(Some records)
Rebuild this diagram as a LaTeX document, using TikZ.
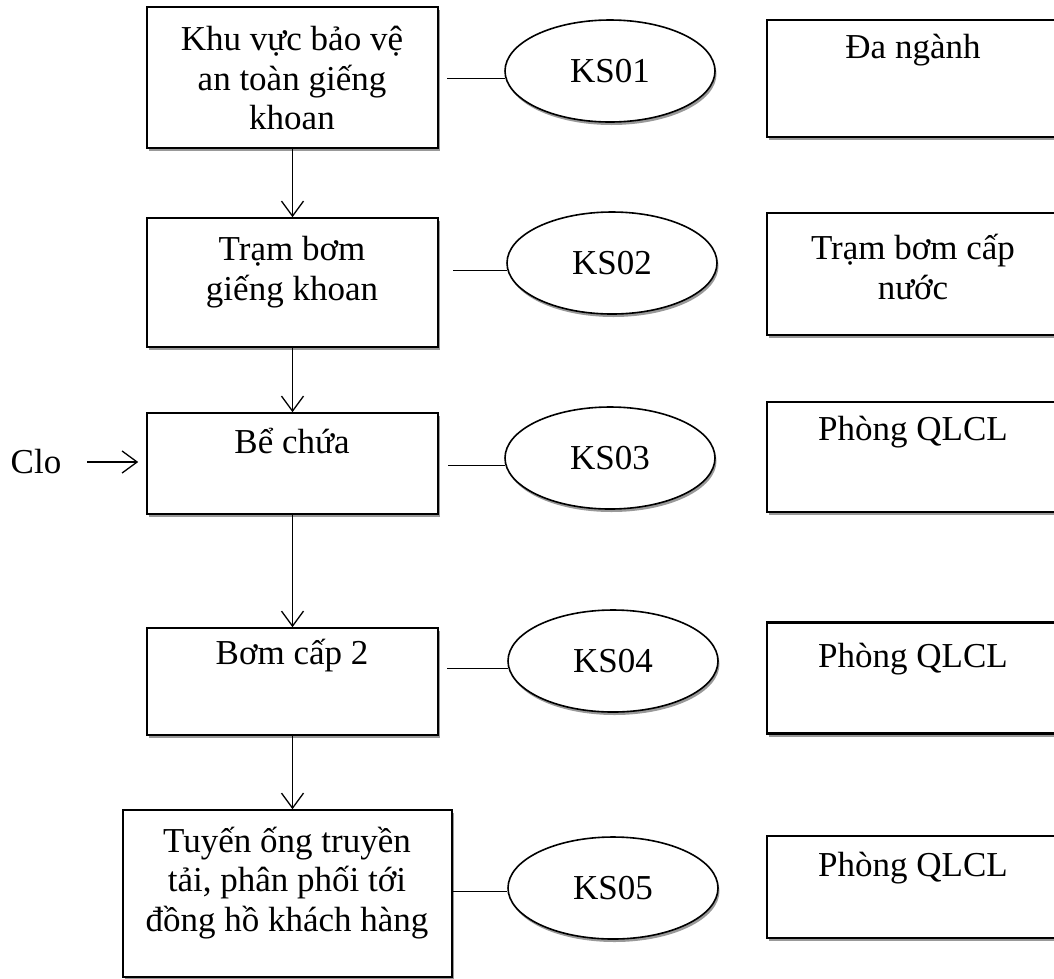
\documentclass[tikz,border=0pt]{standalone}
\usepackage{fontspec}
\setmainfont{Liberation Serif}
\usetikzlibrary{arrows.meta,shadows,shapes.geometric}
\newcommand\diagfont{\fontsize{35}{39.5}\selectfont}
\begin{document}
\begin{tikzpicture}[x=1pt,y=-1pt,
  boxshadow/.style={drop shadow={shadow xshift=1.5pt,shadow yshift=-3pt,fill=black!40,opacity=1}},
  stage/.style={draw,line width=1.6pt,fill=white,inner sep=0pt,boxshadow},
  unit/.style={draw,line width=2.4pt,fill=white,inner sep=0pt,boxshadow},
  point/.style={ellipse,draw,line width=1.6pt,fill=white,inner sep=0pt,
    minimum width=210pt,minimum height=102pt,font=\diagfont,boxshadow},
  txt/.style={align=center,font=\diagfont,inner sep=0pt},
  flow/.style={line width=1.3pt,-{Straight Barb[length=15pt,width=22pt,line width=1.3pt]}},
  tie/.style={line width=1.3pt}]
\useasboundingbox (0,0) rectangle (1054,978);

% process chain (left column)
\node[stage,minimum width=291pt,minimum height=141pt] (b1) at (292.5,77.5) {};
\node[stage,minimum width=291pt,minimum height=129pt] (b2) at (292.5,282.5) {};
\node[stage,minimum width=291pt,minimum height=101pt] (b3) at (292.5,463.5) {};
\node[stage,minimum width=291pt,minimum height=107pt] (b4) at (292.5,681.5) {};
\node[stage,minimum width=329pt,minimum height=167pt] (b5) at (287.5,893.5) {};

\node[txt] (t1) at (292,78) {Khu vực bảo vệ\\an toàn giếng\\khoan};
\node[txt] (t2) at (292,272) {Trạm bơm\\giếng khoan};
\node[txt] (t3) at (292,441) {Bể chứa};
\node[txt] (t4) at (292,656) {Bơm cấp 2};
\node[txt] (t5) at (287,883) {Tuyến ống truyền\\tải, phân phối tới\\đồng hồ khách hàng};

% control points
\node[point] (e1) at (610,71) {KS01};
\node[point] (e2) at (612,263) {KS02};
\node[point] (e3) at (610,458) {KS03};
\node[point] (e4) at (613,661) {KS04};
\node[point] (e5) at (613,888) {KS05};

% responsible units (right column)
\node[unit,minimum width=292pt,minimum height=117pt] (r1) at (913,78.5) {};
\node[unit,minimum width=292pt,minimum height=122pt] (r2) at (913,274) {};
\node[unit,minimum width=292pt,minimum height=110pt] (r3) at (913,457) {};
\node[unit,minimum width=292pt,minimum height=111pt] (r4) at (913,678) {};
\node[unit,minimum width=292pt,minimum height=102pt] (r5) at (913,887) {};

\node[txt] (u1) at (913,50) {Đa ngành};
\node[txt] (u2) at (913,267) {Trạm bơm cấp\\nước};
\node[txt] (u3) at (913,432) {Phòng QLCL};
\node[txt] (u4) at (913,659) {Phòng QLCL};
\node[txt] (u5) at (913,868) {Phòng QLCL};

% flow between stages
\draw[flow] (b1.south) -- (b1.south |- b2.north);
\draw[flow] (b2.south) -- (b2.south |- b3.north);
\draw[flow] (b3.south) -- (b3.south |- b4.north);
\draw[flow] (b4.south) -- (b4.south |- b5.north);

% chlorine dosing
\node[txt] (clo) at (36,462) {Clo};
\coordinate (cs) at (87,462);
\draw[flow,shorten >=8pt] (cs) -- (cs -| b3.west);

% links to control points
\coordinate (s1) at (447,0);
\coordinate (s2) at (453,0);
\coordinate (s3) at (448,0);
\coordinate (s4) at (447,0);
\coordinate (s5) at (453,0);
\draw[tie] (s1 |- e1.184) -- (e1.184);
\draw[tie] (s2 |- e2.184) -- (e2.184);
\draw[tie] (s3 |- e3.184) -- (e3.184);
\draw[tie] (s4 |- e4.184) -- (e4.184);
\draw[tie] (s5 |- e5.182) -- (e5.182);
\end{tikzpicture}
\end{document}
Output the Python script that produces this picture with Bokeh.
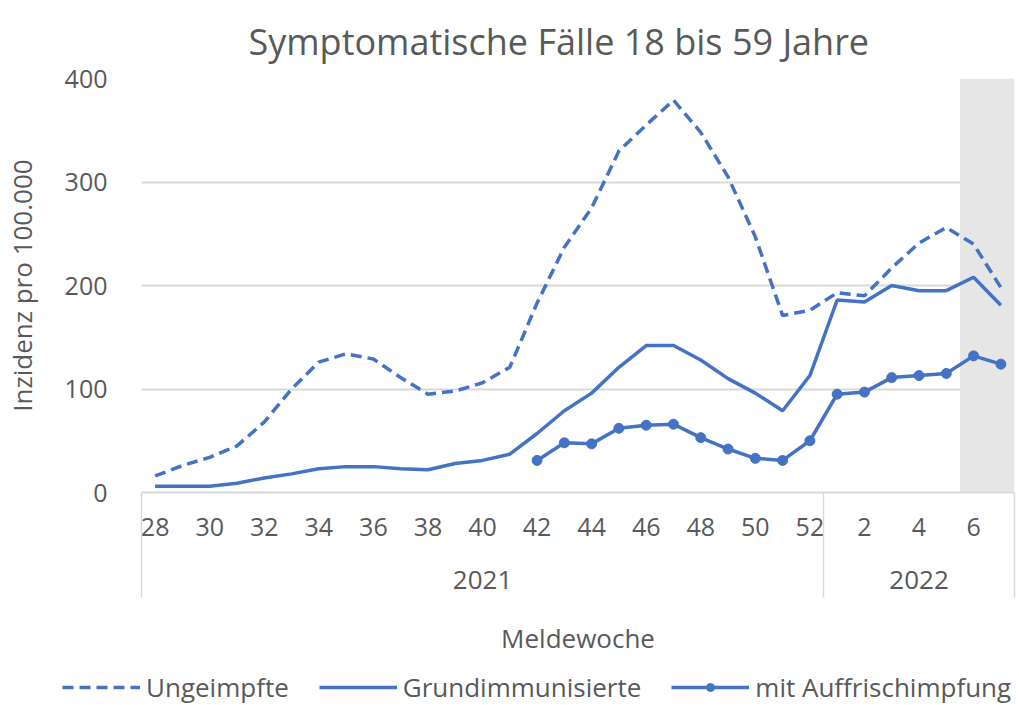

# The request:
Write out the full listing verbatim, excluding its pictures.

# Final result:
Rebuild this diagram as a LaTeX document, using TikZ.
\documentclass[tikz,border=0pt]{standalone}
\usepackage{fontspec}
\setmainfont{Liberation Serif}
\usetikzlibrary{arrows.meta,shadows,shapes.geometric}
\newcommand\diagfont{\fontsize{35}{39.5}\selectfont}
\begin{document}
\begin{tikzpicture}[x=1pt,y=-1pt,
  boxshadow/.style={drop shadow={shadow xshift=1.5pt,shadow yshift=-3pt,fill=black!40,opacity=1}},
  stage/.style={draw,line width=1.6pt,fill=white,inner sep=0pt,boxshadow},
  unit/.style={draw,line width=2.4pt,fill=white,inner sep=0pt,boxshadow},
  point/.style={ellipse,draw,line width=1.6pt,fill=white,inner sep=0pt,
    minimum width=210pt,minimum height=102pt,font=\diagfont,boxshadow},
  txt/.style={align=center,font=\diagfont,inner sep=0pt},
  flow/.style={line width=1.3pt,-{Straight Barb[length=15pt,width=22pt,line width=1.3pt]}},
  tie/.style={line width=1.3pt}]
\useasboundingbox (0,0) rectangle (1054,978);

% process chain (left column)
\node[stage,minimum width=291pt,minimum height=141pt] (b1) at (292.5,77.5) {};
\node[stage,minimum width=291pt,minimum height=129pt] (b2) at (292.5,282.5) {};
\node[stage,minimum width=291pt,minimum height=101pt] (b3) at (292.5,463.5) {};
\node[stage,minimum width=291pt,minimum height=107pt] (b4) at (292.5,681.5) {};
\node[stage,minimum width=329pt,minimum height=167pt] (b5) at (287.5,893.5) {};

\node[txt] (t1) at (292,78) {Khu vực bảo vệ\\an toàn giếng\\khoan};
\node[txt] (t2) at (292,272) {Trạm bơm\\giếng khoan};
\node[txt] (t3) at (292,441) {Bể chứa};
\node[txt] (t4) at (292,656) {Bơm cấp 2};
\node[txt] (t5) at (287,883) {Tuyến ống truyền\\tải, phân phối tới\\đồng hồ khách hàng};

% control points
\node[point] (e1) at (610,71) {KS01};
\node[point] (e2) at (612,263) {KS02};
\node[point] (e3) at (610,458) {KS03};
\node[point] (e4) at (613,661) {KS04};
\node[point] (e5) at (613,888) {KS05};

% responsible units (right column)
\node[unit,minimum width=292pt,minimum height=117pt] (r1) at (913,78.5) {};
\node[unit,minimum width=292pt,minimum height=122pt] (r2) at (913,274) {};
\node[unit,minimum width=292pt,minimum height=110pt] (r3) at (913,457) {};
\node[unit,minimum width=292pt,minimum height=111pt] (r4) at (913,678) {};
\node[unit,minimum width=292pt,minimum height=102pt] (r5) at (913,887) {};

\node[txt] (u1) at (913,50) {Đa ngành};
\node[txt] (u2) at (913,267) {Trạm bơm cấp\\nước};
\node[txt] (u3) at (913,432) {Phòng QLCL};
\node[txt] (u4) at (913,659) {Phòng QLCL};
\node[txt] (u5) at (913,868) {Phòng QLCL};

% flow between stages
\draw[flow] (b1.south) -- (b1.south |- b2.north);
\draw[flow] (b2.south) -- (b2.south |- b3.north);
\draw[flow] (b3.south) -- (b3.south |- b4.north);
\draw[flow] (b4.south) -- (b4.south |- b5.north);

% chlorine dosing
\node[txt] (clo) at (36,462) {Clo};
\coordinate (cs) at (87,462);
\draw[flow,shorten >=8pt] (cs) -- (cs -| b3.west);

% links to control points
\coordinate (s1) at (447,0);
\coordinate (s2) at (453,0);
\coordinate (s3) at (448,0);
\coordinate (s4) at (447,0);
\coordinate (s5) at (453,0);
\draw[tie] (s1 |- e1.184) -- (e1.184);
\draw[tie] (s2 |- e2.184) -- (e2.184);
\draw[tie] (s3 |- e3.184) -- (e3.184);
\draw[tie] (s4 |- e4.184) -- (e4.184);
\draw[tie] (s5 |- e5.182) -- (e5.182);
\end{tikzpicture}
\end{document}
Output the Python script that produces this picture with Bokeh.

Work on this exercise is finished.